The full winners at this year's Toronto International Film Festival have been announced. Historical drama "12 Years a Slave" took home the coveted People's Choice Award. The pic was helmed by Steve McQueen, the first British director who received the Camera d'Or Award at Cannes 2008 for his directing debut in "Hunger".
Telling the true story of Solomon Northup, a free black man kidnapped and sold into slavery, the movie stars Michael Fassbender, Benedict Cumberbatch, Brad Pitt and the young talented Quvenzhane Wallis. It was only McQueen's third movie. His win was announced at the festival's brunch on Sunday, September 15.

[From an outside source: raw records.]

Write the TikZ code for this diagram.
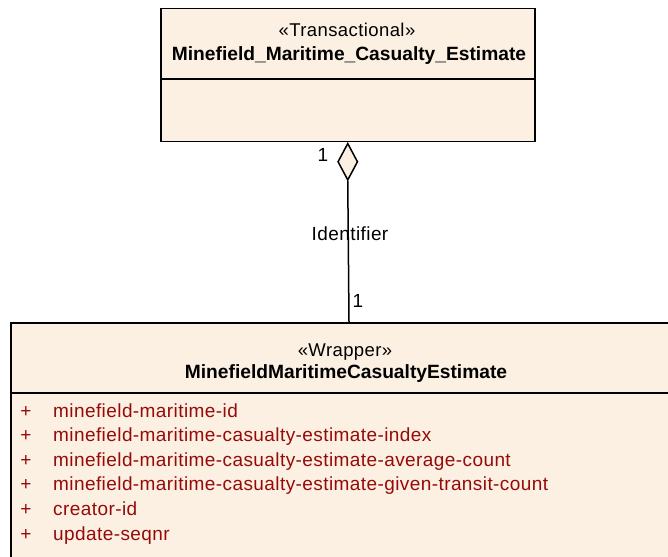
\documentclass[tikz,border=0pt]{standalone}
\usepackage{fontspec}
\setmainfont{Liberation Sans}
\newfontfamily\spacedfont[LetterSpace=2.2]{Liberation Sans}
\usetikzlibrary{shapes.geometric}
\definecolor{umlfill}{RGB}{251,240,226}
\definecolor{attrred}{RGB}{150,10,10}
\begin{document}
\begin{tikzpicture}[x=1pt,y=-1pt,
  umlbox/.style={draw=black, line width=1.5pt, fill=umlfill, rectangle, inner sep=0pt, anchor=north west},
  divider/.style={line width=1.5pt},
  stereo/.style={font=\spacedfont\fontsize{18.5}{20}\selectfont, anchor=base, inner sep=0pt},
  cname/.style={font=\bfseries\fontsize{19.2}{22}\selectfont, anchor=base, inner sep=0pt},
  attr/.style={font=\spacedfont\fontsize{19}{22}\selectfont, text=attrred, anchor=base west, inner sep=0pt},
  plus/.style={font=\fontsize{19}{22}\selectfont, text=attrred, anchor=base, inner sep=0pt},
  lbl/.style={font=\spacedfont\fontsize{19}{20}\selectfont, anchor=base, inner sep=0pt},
  aggdiamond/.style={diamond, draw=black, line width=1.5pt, fill=umlfill, minimum width=20pt, minimum height=37pt, inner sep=0pt, anchor=north},
  conn/.style={draw=black, line width=1.5pt},
]
\useasboundingbox (0,0) rectangle (668,556);
\fill[white] (0,0) rectangle (668,556);

% top class
\node[umlbox, minimum width=374pt, minimum height=133pt] (top) at (160,8) {};
\draw[divider] (top.west |- 0,79) -- (top.east |- 0,79);
\node[stereo] (topst) at (347,37) {«Transactional»};
\node[cname] (topname) at (349,61) {Minefield\_Maritime\_Casualty\_Estimate};

% bottom class
\node[umlbox, minimum width=690pt, minimum height=270pt] (bot) at (10,322) {};
\draw[divider] (bot.west |- 0,393) -- (bot.east |- 0,393);
\node[stereo] (botst) at (345,356) {«Wrapper»};
\node[cname] (botname) at (346,378) {MinefieldMaritimeCasualtyEstimate};

\node[plus] (p1) at (26,417) {+};
\node[plus] (p2) at (26,441.6) {+};
\node[plus] (p3) at (26,466.2) {+};
\node[plus] (p4) at (26,490.8) {+};
\node[plus] (p5) at (26,515.4) {+};
\node[plus] (p6) at (26,540) {+};
\node[attr] (a1) at (53,417) {minefield-maritime-id};
\node[attr] (a2) at (53,441.6) {minefield-maritime-casualty-estimate-index};
\node[attr] (a3) at (53,466.2) {minefield-maritime-casualty-estimate-average-count};
\node[attr] (a4) at (53,490.8) {minefield-maritime-casualty-estimate-given-transit-count};
\node[attr] (a5) at (53,515.4) {creator-id};
\node[attr] (a6) at (53,540) {update-seqnr};

% association
\node[aggdiamond] (dia) at (top.south) {};
\coordinate (wend) at (349,322);
\draw[conn] (dia.south) -- (wend);
\node[lbl] (idlbl) at (350,240) {Identifier};
\node[lbl] (m1) at (323,161) {1};
\node[lbl] (m2) at (358,307) {1};
\end{tikzpicture}
\end{document}
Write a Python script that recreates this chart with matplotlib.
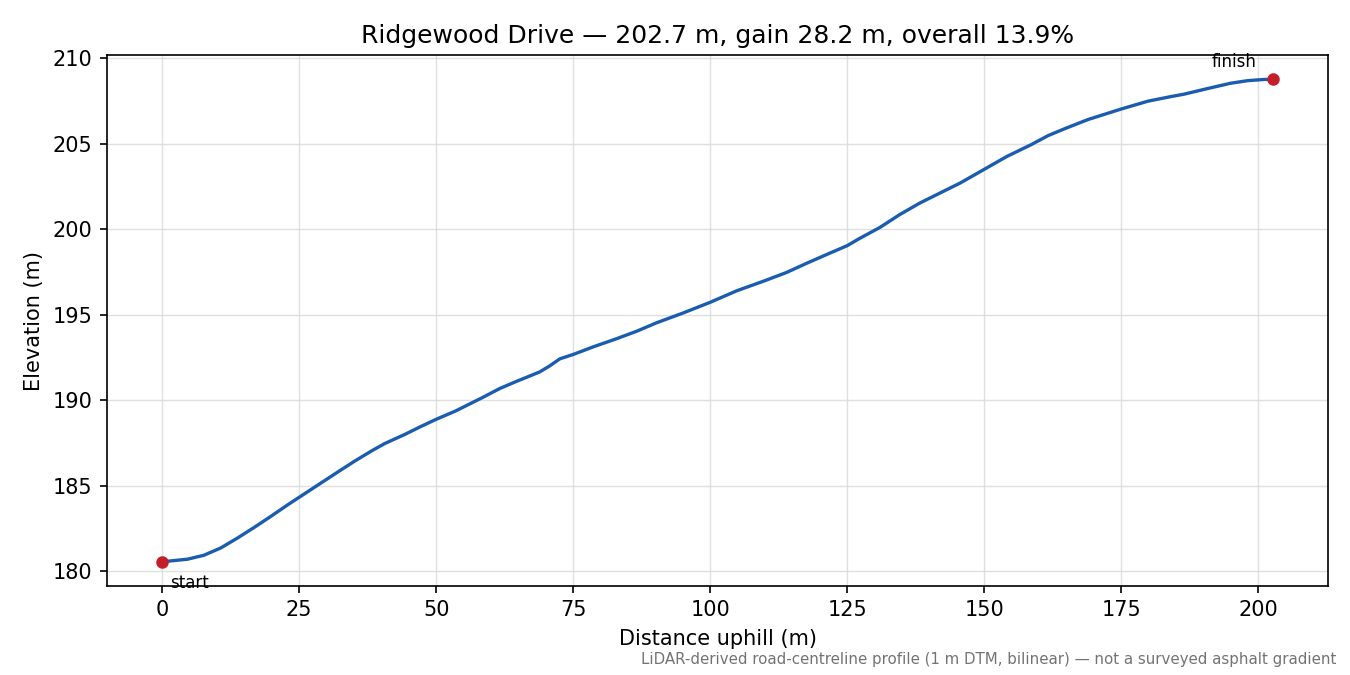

"At a festival that has shown so many brilliant films, I cannot be more thrilled to receive this award," London-born McQueen said in a statement following his big win. "I am deeply grateful to all the people who have worked on this film, and that their amazing work has been recognized."
The first runner-up place went to Stephen Frears' drama "Philomena" starring Judi Dench and Steve Coogan. The second runner-up was Denis Villeneuve's crime thriller "Prisoners" supported by Hugh Jackman and Jake Gyllenhaal on the cast ensemble and Mark Wahlberg as an executive producer.
People's Choice documentary award went to "The Square" which recorded the protests taking place in Cairo's Tahrir Square since 2011. It a second big win for director Jehane Noujaim as her retelling of revolution behind the headlines also won an audience award at the Sundance Film Festival in January earlier this year.
The Egyptian director felt grateful for "a wonderful award for the film to win." She told BBC, "This is the only kind of award that really means anything to the team back in Cairo and to everybody who's been fighting on the streets. To understand that people internationally care about the struggle and relate to it is crucially important."
"All the Wrong Reasons" starring the late "Glee" star Cory Monteith won the Grolsch Film Works Discovery Award. People's Choice Midnight Madness Award was given to Sion Sono's "Why Don't You Play in Hell?" ("Jigoku de Naze Warui"), and Best Canadian Feature Film went to Alan Zweig's "When Jews Were Funny".